==== Source material ====
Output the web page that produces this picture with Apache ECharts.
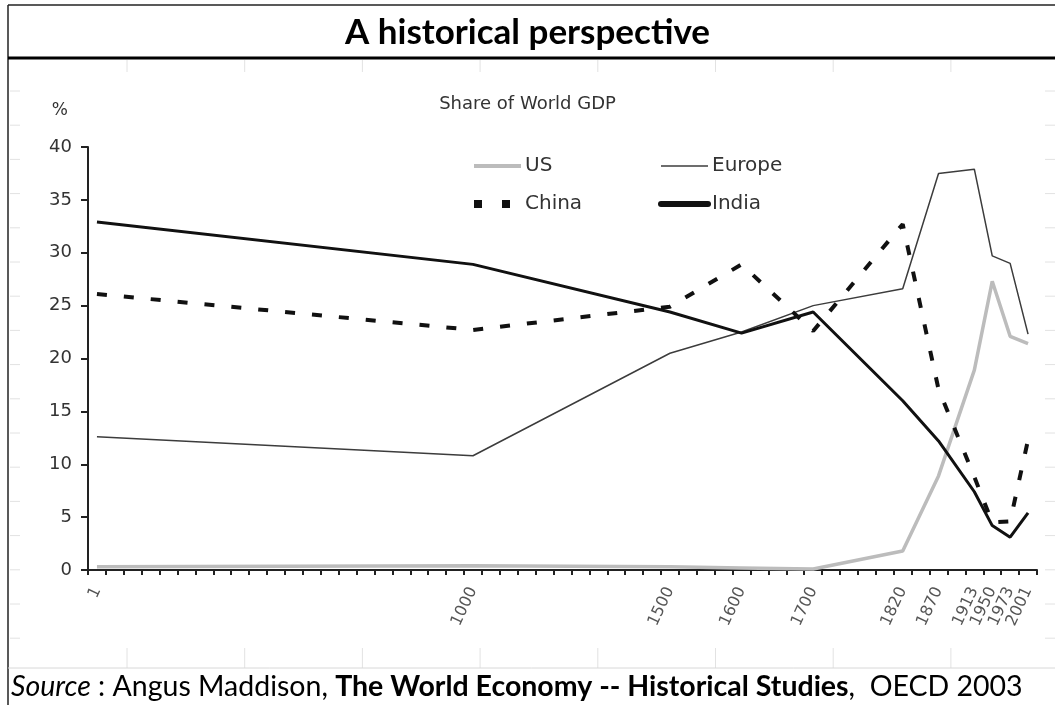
<!DOCTYPE html>
<html>
<head>
<meta charset="utf-8">
<title>A historical perspective</title>
<script src="https://cdn.jsdelivr.net/npm/echarts@6/dist/echarts.min.js"></script>
<style>
  html, body { margin: 0; padding: 0; background: #fff; }
  #chart { width: 1055px; height: 705px; }
</style>
</head>
<body>
<div id="chart"></div>
<script>
// x axis: the years shown, and which of the 53 evenly spaced category slots each one sits in
const years = ['1', '1000', '1500', '1600', '1700', '1820', '1870', '1913', '1950', '1973', '2001']
const yearSlots = [0, 21, 32, 36, 40, 45, 47, 49, 50, 51, 52]
const slotCount = 53

// share of world GDP, %
const usShare = [0.3, 0.4, 0.3, 0.2, 0.1, 1.8, 8.9, 18.9, 27.3, 22.1, 21.4]
const europeShare = [12.6, 10.8, 20.5, 22.5, 25.0, 26.6, 37.5, 37.9, 29.7, 29.0, 22.3]
const chinaShare = [26.1, 22.7, 24.9, 28.9, 22.6, 32.7, 17.1, 8.8, 4.5, 4.6, 12.3]
const indiaShare = [32.9, 28.9, 24.4, 22.4, 24.4, 16.0, 12.2, 7.4, 4.2, 3.1, 5.4]

// y axis ticks
const yMin = 0
const yMax = 40
const yStep = 5

const chartDom = document.getElementById('chart')
const chart = echarts.init(chartDom)

// one category per slot, only the slots holding a year get a label
const categories = Array.from({ length: slotCount }, (_, i) => {
  const k = yearSlots.indexOf(i)
  return k >= 0 ? years[k] : ''
})
const toPoints = (values) => values.map((v, i) => [yearSlots[i], v])

const chartFont = 'DejaVu Sans, Arial, sans-serif'
const headFont = 'Lato, Open Sans, sans-serif'

// faint spreadsheet grid showing around the pasted chart
const sheetLines = []
for (let k = 0; k < 8; k++) {
  const x = 127 + k * 117.7
  sheetLines.push({ type: 'line', shape: { x1: x, y1: 60, x2: x, y2: 72 } })
  sheetLines.push({ type: 'line', shape: { x1: x, y1: 648, x2: x, y2: 668 } })
}
for (let k = 0; k < 17; k++) {
  const y = 91 + k * 34.2
  sheetLines.push({ type: 'line', shape: { x1: 10, y1: y, x2: 20, y2: y } })
  sheetLines.push({ type: 'line', shape: { x1: 1045, y1: y, x2: 1055, y2: y } })
}
sheetLines.forEach((l) => { l.style = { stroke: '#e2e2e2', lineWidth: 1 }; l.silent = true })

const legendBase = {
  orient: 'vertical',
  top: 151,
  itemGap: 18,
  itemWidth: 47,
  itemHeight: 14,
  selectedMode: false,
  itemStyle: { opacity: 0, borderWidth: 0 },
  textStyle: { fontFamily: chartFont, fontSize: 20, color: '#333', padding: [0, 0, 0, -1] }
}

const option = {
  backgroundColor: '#fff',
  animation: false,
  title: [
    {
      text: 'A historical perspective',
      left: 'center',
      top: 10,
      padding: [5, 0, 5, 26],
      textStyle: { fontFamily: headFont, fontSize: 35, fontWeight: 'bold', color: '#000' }
    },
    {
      text: 'Share of World GDP',
      left: 'center',
      top: 90,
      padding: [5, 9, 5, 0],
      textStyle: { fontFamily: chartFont, fontSize: 18, fontWeight: 'normal', color: '#333' }
    },
    {
      text: '{i|Source} : Angus Maddison, {b|The World Economy -- Historical Studies},  OECD 2003',
      left: 6,
      top: 667,
      textStyle: {
        fontFamily: headFont,
        fontSize: 28.5,
        fontWeight: 'normal',
        color: '#000',
        rich: {
          i: { fontFamily: headFont, fontSize: 28.5, fontStyle: 'italic', color: '#000' },
          b: { fontFamily: headFont, fontSize: 28.5, fontWeight: 'bold', color: '#000' }
        }
      }
    }
  ],
  legend: [
    Object.assign({}, legendBase, {
      left: 465,
      data: [
        { name: 'US', lineStyle: { width: 4 } },
        { name: 'China', lineStyle: { width: 8, type: [8, 20], cap: 'butt' } }
      ]
    }),
    Object.assign({}, legendBase, {
      left: 653,
      data: [
        { name: 'Europe', lineStyle: { width: 1.5 } },
        { name: 'India', lineStyle: { width: 6, cap: 'round' } }
      ]
    })
  ],
  grid: {
    left: 88,
    top: 147,
    width: 949,
    height: 423,
    containLabel: false
  },
  xAxis: {
    type: 'category',
    data: categories,
    boundaryGap: true,
    axisLine: { lineStyle: { color: '#222', width: 2 } },
    axisTick: { show: true, interval: 0, length: 5, lineStyle: { color: '#222', width: 2 } },
    axisLabel: {
      interval: 0,
      rotate: 65,
      margin: 18,
      fontFamily: chartFont,
      fontSize: 16,
      color: '#555'
    },
    splitLine: { show: false }
  },
  yAxis: {
    type: 'value',
    min: yMin,
    max: yMax,
    interval: yStep,
    name: '%',
    nameLocation: 'end',
    nameGap: 28,
    nameTextStyle: { fontFamily: chartFont, fontSize: 17, color: '#333', align: 'right', padding: [0, 20, 0, 0] },
    axisLine: { show: true, lineStyle: { color: '#222', width: 2 } },
    axisTick: { show: true, length: 7, lineStyle: { color: '#222', width: 2 } },
    axisLabel: { fontFamily: chartFont, fontSize: 18, color: '#333', margin: 16 },
    splitLine: { show: false }
  },
  series: [
    {
      name: 'US',
      type: 'line',
      data: toPoints(usShare),
      symbol: 'none',
      color: '#bcbcbc',
      lineStyle: { color: '#bcbcbc', width: 3.5 }
    },
    {
      name: 'Europe',
      type: 'line',
      data: toPoints(europeShare),
      symbol: 'none',
      color: '#3c3c3c',
      lineStyle: { color: '#3c3c3c', width: 1.5 }
    },
    {
      name: 'China',
      type: 'line',
      data: toPoints(chinaShare),
      symbol: 'none',
      color: '#111',
      lineStyle: { color: '#111', width: 4, type: [10, 17], cap: 'butt' }
    },
    {
      name: 'India',
      type: 'line',
      data: toPoints(indiaShare),
      symbol: 'none',
      color: '#111',
      lineStyle: { color: '#111', width: 3 }
    }
  ],
  graphic: [
    ...sheetLines,
    { type: 'line', silent: true, shape: { x1: 8, y1: 5, x2: 1055, y2: 5 }, style: { stroke: '#222', lineWidth: 1.5 } },
    { type: 'line', silent: true, shape: { x1: 8, y1: 5, x2: 8, y2: 705 }, style: { stroke: '#222', lineWidth: 1.5 } },
    { type: 'line', silent: true, shape: { x1: 8, y1: 58, x2: 1055, y2: 58 }, style: { stroke: '#000', lineWidth: 3 } },
    { type: 'line', silent: true, shape: { x1: 8, y1: 668, x2: 1055, y2: 668 }, style: { stroke: '#d8d8d8', lineWidth: 1 } }
  ]
}

chart.setOption(option)
</script>
</body>
</html>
====
* _Given request_
Restate the material word for word from its first line through the line containing "const yStep = 5", both included; the pictures do not belong in it.

* _Answer to the exercise_
Output the web page that produces this picture with Apache ECharts.
<!DOCTYPE html>
<html>
<head>
<meta charset="utf-8">
<title>A historical perspective</title>
<script src="https://cdn.jsdelivr.net/npm/echarts@6/dist/echarts.min.js"></script>
<style>
  html, body { margin: 0; padding: 0; background: #fff; }
  #chart { width: 1055px; height: 705px; }
</style>
</head>
<body>
<div id="chart"></div>
<script>
// x axis: the years shown, and which of the 53 evenly spaced category slots each one sits in
const years = ['1', '1000', '1500', '1600', '1700', '1820', '1870', '1913', '1950', '1973', '2001']
const yearSlots = [0, 21, 32, 36, 40, 45, 47, 49, 50, 51, 52]
const slotCount = 53

// share of world GDP, %
const usShare = [0.3, 0.4, 0.3, 0.2, 0.1, 1.8, 8.9, 18.9, 27.3, 22.1, 21.4]
const europeShare = [12.6, 10.8, 20.5, 22.5, 25.0, 26.6, 37.5, 37.9, 29.7, 29.0, 22.3]
const chinaShare = [26.1, 22.7, 24.9, 28.9, 22.6, 32.7, 17.1, 8.8, 4.5, 4.6, 12.3]
const indiaShare = [32.9, 28.9, 24.4, 22.4, 24.4, 16.0, 12.2, 7.4, 4.2, 3.1, 5.4]

// y axis ticks
const yMin = 0
const yMax = 40
const yStep = 5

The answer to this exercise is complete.